Watching Episode 8, it feels as though Andy Muschietti whispered, "Leave the kids and eat up as much time as possible," into Pennywise's ear. Winter Fire runs for 1 hour and 8 minutes, most of it spent on sprints filmed in slow motion. Characters run, walk, and make eye contact while Muschietti stretches time to create desktop-wallpaper–like images. Maybe if the dense fog hadn't looked so fake, some of those shots might actually have worked as wallpaper.


Will Welcome to Derry get a second season? When the finale ends, we see the text: It: Welcome to Derry — Chapter One. Like the films, will there be a Chapter Two? Who knows? And, more importantly, does anyone care? This season proves itself inept at fleshing out its characters. Some, like Rich and Phil, gain appeal through humor, while others rely solely on the strength of their performances. Muschietti and his team seem to view these characters through the Dancing Clown's own lens: they toy with them for entertainment. Deaths exist only for shock or sentimentality, while the horror is a gory conflation of screams, blood, grotesque creatures, and jump scares.
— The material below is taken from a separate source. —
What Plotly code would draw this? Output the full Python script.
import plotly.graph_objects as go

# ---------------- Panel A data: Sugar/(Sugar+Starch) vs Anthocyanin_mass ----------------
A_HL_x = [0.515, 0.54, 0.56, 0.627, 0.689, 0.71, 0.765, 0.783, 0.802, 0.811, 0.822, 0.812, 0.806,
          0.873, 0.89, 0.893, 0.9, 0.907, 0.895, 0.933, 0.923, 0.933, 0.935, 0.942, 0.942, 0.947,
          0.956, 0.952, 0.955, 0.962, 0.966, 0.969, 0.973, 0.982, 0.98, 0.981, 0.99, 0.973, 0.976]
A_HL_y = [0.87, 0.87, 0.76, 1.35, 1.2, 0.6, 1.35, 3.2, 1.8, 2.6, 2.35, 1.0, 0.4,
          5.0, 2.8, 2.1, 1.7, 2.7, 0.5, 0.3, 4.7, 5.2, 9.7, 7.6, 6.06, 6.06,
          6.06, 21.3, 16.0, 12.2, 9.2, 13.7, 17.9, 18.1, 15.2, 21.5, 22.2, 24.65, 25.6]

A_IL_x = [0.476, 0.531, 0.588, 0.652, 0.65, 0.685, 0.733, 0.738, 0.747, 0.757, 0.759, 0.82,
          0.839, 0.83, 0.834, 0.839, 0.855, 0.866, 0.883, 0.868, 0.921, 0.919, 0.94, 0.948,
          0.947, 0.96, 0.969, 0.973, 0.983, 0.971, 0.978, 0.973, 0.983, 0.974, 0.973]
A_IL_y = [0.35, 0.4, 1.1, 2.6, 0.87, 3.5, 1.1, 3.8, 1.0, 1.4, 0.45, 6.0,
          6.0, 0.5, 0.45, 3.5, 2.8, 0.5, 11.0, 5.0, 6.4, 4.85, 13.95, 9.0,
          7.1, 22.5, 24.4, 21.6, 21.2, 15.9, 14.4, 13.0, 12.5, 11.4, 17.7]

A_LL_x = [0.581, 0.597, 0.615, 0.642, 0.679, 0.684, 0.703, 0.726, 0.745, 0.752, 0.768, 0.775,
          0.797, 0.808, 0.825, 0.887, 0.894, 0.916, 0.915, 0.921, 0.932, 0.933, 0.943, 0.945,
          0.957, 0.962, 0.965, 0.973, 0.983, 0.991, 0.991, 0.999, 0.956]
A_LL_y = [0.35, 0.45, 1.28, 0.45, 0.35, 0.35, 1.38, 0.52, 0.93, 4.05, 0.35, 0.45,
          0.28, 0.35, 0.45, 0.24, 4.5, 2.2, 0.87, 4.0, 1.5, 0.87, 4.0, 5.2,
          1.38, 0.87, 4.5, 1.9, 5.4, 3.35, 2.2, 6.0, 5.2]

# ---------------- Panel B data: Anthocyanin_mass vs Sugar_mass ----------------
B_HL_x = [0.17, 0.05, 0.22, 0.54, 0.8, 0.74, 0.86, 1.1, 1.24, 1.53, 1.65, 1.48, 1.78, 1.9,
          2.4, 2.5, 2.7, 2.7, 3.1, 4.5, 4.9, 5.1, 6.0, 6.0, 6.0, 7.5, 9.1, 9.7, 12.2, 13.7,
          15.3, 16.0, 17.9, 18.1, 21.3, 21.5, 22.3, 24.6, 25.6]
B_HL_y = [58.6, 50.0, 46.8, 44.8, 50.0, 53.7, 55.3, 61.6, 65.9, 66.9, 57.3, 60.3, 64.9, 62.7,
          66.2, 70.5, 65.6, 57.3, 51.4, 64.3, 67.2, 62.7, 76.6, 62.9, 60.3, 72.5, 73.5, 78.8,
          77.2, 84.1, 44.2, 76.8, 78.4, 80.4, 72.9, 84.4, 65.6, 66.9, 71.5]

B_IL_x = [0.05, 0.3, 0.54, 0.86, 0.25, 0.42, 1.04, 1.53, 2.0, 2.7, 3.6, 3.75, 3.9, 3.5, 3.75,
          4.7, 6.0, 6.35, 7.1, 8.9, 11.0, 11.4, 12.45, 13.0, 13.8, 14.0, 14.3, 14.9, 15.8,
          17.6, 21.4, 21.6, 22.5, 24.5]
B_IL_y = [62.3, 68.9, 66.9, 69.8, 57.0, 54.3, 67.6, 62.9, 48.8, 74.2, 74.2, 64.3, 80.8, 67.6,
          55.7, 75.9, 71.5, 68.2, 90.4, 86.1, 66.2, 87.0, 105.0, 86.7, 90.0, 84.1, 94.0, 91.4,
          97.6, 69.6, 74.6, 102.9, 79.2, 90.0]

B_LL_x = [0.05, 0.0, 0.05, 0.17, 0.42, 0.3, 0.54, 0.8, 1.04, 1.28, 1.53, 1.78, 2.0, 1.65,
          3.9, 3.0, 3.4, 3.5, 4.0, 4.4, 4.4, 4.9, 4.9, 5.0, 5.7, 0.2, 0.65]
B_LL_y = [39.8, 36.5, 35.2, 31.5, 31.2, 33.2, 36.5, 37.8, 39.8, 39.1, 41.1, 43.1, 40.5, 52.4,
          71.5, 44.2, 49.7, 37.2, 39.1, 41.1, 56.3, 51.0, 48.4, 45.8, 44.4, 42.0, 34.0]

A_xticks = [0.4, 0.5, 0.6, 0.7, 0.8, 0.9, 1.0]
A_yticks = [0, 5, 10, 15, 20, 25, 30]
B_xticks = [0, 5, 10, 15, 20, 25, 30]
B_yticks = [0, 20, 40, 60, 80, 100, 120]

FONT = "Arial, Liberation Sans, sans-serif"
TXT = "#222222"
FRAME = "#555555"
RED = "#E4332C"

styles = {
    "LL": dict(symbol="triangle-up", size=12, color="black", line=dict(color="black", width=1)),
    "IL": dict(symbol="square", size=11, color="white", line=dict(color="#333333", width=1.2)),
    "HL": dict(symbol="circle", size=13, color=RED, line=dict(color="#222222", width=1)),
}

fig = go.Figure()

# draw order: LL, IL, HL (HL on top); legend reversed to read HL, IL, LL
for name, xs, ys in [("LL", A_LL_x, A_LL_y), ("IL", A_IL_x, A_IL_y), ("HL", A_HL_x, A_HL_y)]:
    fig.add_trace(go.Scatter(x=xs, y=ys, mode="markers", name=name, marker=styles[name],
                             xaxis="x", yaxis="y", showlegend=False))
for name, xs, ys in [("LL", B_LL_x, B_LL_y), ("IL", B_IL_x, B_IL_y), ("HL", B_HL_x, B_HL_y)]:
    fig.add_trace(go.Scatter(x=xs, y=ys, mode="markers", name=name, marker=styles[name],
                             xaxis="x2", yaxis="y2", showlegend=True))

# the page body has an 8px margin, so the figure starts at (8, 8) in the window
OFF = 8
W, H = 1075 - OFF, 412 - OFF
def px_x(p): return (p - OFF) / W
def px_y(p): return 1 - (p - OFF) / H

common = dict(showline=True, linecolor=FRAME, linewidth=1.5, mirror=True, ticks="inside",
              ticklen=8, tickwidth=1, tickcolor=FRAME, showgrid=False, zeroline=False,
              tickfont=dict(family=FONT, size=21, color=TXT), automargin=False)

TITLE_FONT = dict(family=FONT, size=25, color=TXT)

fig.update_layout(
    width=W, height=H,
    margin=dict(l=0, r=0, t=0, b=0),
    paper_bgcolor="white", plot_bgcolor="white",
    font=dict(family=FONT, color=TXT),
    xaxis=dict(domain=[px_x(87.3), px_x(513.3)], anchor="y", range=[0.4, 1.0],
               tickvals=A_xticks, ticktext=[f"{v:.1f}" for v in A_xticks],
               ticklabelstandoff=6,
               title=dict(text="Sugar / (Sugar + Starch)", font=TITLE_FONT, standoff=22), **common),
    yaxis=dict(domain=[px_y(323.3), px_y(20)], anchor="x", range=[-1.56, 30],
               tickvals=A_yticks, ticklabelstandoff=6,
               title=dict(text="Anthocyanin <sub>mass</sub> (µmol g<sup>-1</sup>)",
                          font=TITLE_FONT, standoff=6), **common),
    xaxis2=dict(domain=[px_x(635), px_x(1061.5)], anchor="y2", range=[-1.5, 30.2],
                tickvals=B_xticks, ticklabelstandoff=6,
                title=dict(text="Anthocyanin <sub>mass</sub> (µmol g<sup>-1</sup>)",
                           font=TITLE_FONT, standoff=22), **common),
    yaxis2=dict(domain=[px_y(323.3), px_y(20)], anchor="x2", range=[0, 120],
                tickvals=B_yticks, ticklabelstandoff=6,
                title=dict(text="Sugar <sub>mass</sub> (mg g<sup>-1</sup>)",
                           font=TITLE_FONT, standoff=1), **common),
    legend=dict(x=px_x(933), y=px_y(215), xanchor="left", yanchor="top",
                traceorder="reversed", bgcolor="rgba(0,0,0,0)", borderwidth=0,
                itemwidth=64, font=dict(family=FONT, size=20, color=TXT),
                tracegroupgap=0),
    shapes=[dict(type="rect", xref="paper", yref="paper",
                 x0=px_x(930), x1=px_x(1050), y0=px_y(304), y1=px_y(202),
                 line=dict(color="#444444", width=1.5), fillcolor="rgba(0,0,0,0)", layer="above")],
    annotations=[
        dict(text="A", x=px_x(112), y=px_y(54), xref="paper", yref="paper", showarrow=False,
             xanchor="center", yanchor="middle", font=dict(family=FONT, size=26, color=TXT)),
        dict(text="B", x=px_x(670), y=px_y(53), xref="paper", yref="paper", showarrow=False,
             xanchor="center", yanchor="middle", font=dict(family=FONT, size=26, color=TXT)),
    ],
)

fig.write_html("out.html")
In Winter Fire, the uncaged clown kills the school principal and hypnotizes the children. The image of It dragging them along recalls the Pied Piper of Hamelin. Given that Pennywise experiences the past, present, and future simultaneously, he could easily have inspired that fairy tale. Pennywise's head is full of information: he knows the names of all the local residents and how his story will end. But does it ever end? Does the clown die in It: Chapter Two, or is he reborn? Apparently, the creature can also time-travel. I only wish It had a hunger for good cinema. With all those magical powers, the clown could have engineered far better productions. I wish the shapeshifter's words—"Lively crowd"—had carried some weight.